PORT WASHINGTON - South Beach Road will soon have another name.

Port Washington Mayor Ted Neitzke said that Tuesday the road will be named Flamingo Day Drive in honor of the five American flamingos that spent several hours on South Beach last September and drew crowds to the city’s lakefront.

It was the first ever sighting of wild flamingos in Wisconsin.

“Instead of renaming the beach, we’ll honor them with Flamingo Drive,” Neitzke said.

There aren’t any buildings along South Beach Road, he noted, so the measure shouldn’t cause any confusion in the city.

Neitzke said he was inspired to make the change after visiting Washington, D.C., where he said most street signs have a secondary sign with an alternative name that honors someone.

“Every block they had an honorary sign underneath (the regular street sign),” he said.

Neitzke said he has received “a lot” of requests from community members to memorialize the flamingos visit to Port.

“People wanted the beach renamed,” he said.

Now is a good time to give South Beach Road an honorary moniker, Neitzke said, especially with Fish Days coming up next month.

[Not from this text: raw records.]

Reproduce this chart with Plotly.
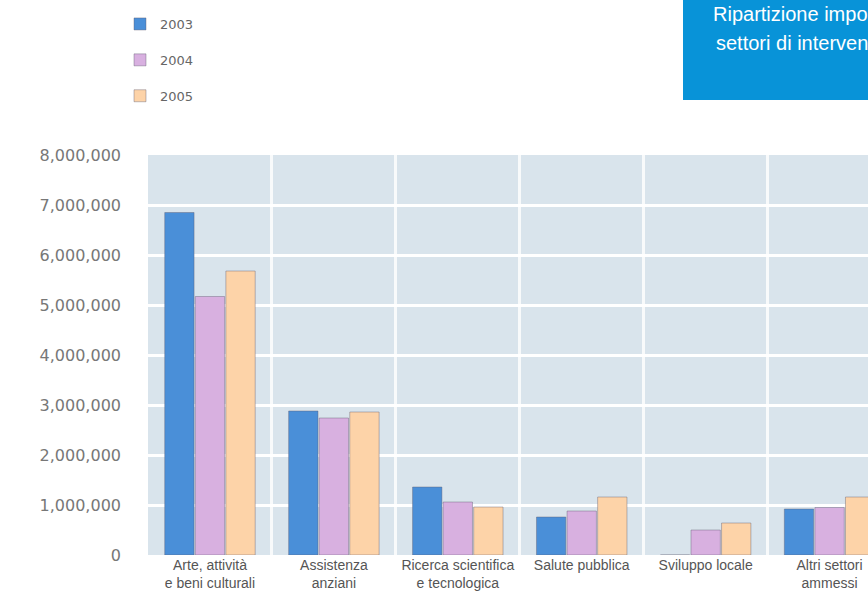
import plotly.graph_objects as go

# Categories (sectors) and yearly amounts in euro
categories = [
    "Arte, attività<br>e beni culturali",
    "Assistenza<br>anziani",
    "Ricerca scientifica<br>e tecnologica",
    "Salute pubblica",
    "Sviluppo locale",
    "Altri settori<br>ammessi",
]
years = ["2003", "2004", "2005"]
values_2003 = [6850000, 2880000, 1360000, 760000, 0, 920000]
values_2004 = [5170000, 2740000, 1060000, 880000, 500000, 950000]
values_2005 = [5680000, 2860000, 960000, 1160000, 640000, 1160000]
colors = ["#4a8fd8", "#d8b0e0", "#fdd3a8"]

series = [values_2003, values_2004, values_2005]

W, H = 868, 597
ML, MT, MB = 148, 155, 42
PW = W - ML
PH = H - MT - MB

fig = go.Figure()
for i, (yr, vals) in enumerate(zip(years, series)):
    fig.add_trace(go.Bar(
        x=categories, y=vals, name=yr,
        marker=dict(color=colors[i], line=dict(color="rgba(95,90,110,0.4)", width=1)),
        legendgroup=yr,
    ))

def px_x(p):
    return (p - ML) / PW

def px_y(p):
    return (H - MB - p) / PH

fig.update_layout(
    width=W, height=H,
    margin=dict(l=ML, r=0, t=MT, b=MB, autoexpand=False),
    paper_bgcolor="white",
    plot_bgcolor="#d9e4ec",
    barmode="group",
    bargap=0.26,
    bargroupgap=0.04,
    font=dict(family="Liberation Sans", color="#555"),
    legend=dict(
        xref="container", yref="container",
        x=120 / W, y=1 - 9 / H, xanchor="left", yanchor="top",
        font=dict(family="DejaVu Sans", size=13, color="#666"),
        traceorder="grouped", tracegroupgap=16,
        bgcolor="rgba(0,0,0,0)",
    ),
    xaxis=dict(
        range=[-0.5, 5.31],
        tickson="boundaries",
        showgrid=True, gridcolor="rgba(255,255,255,0.8)", gridwidth=3,
        ticks="", showline=False, zeroline=False,
        tickangle=0, automargin=False,
        tickfont=dict(family="Liberation Sans", size=14, color="#555"),
        fixedrange=True,
    ),
    yaxis=dict(
        range=[0, 8000000], dtick=1000000, tickformat=",",
        showgrid=True, gridcolor="white", gridwidth=3,
        zeroline=False, ticks="", ticklabelstandoff=26, automargin=False,
        tickfont=dict(family="DejaVu Sans", size=16, color="#777"),
        fixedrange=True,
    ),
)

# Title box in the top-right corner
fig.add_shape(type="rect", xref="paper", yref="paper",
              x0=px_x(683), x1=1.1, y0=px_y(100), y1=px_y(-20),
              fillcolor="#0893d8", line=dict(width=0), layer="above")
fig.add_annotation(xref="paper", yref="paper", x=px_x(711), y=px_y(14),
                   xanchor="left", yanchor="middle", showarrow=False,
                   text="Ripartizione importi per",
                   font=dict(family="Liberation Sans", size=20, color="white"))
fig.add_annotation(xref="paper", yref="paper", x=px_x(714), y=px_y(43),
                   xanchor="left", yanchor="middle", showarrow=False,
                   text="settori di intervento",
                   font=dict(family="Liberation Sans", size=20, color="white"))

fig.write_html("out.html")
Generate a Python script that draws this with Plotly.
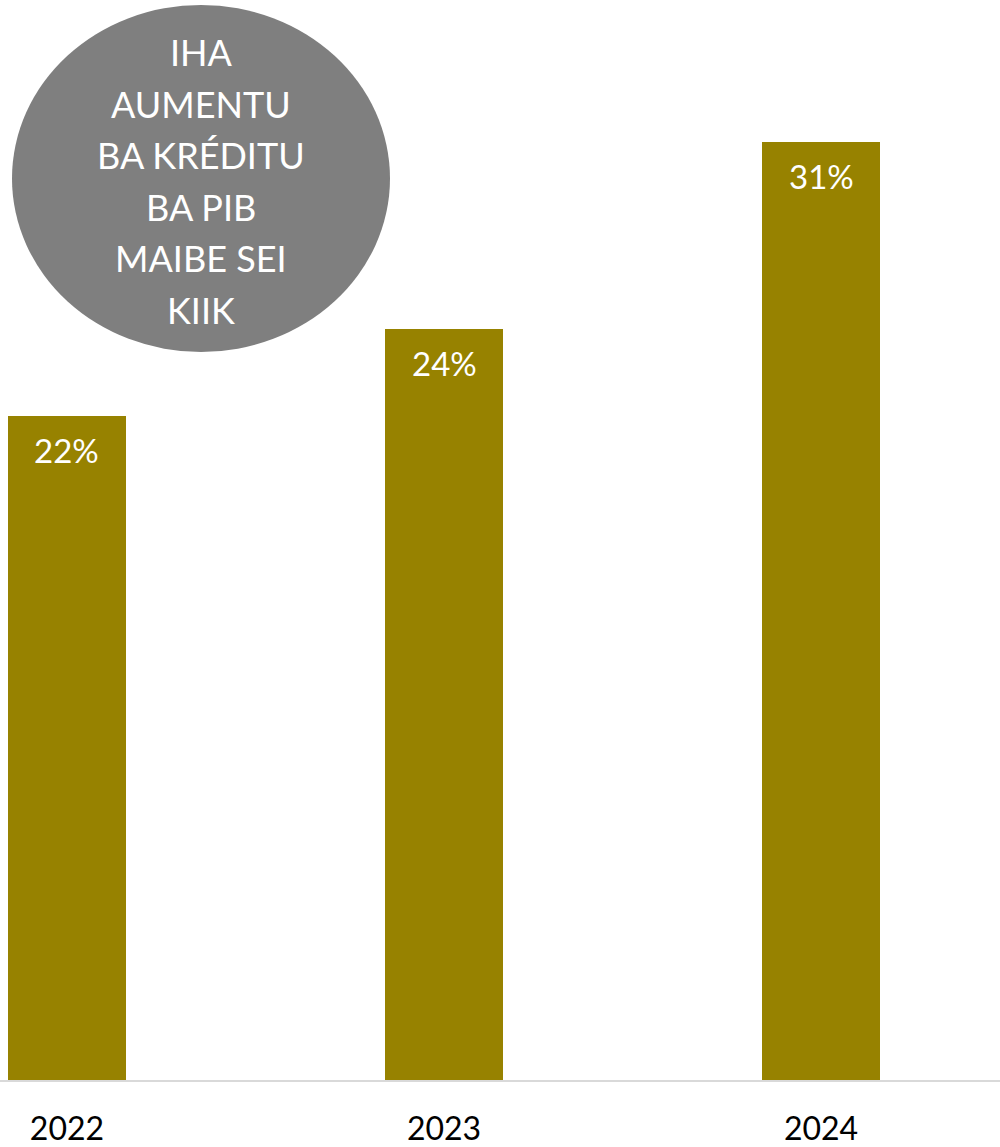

“There have been T-shirts made, a couple of floats,” he said, adding he wants to unveil the road sign during the festival.

“I think you’ll see a tremendous number of flamingos in the Fish Day parade this year.”

The group of five flamingos — three sporting classic pink flamingo plumage and two gray birds — was seen on South Beach on Sept. 16, 2023.

They spent hours wading on a sandbar not far off south beach as a crowd of people on shore took photos and stared in disbelief.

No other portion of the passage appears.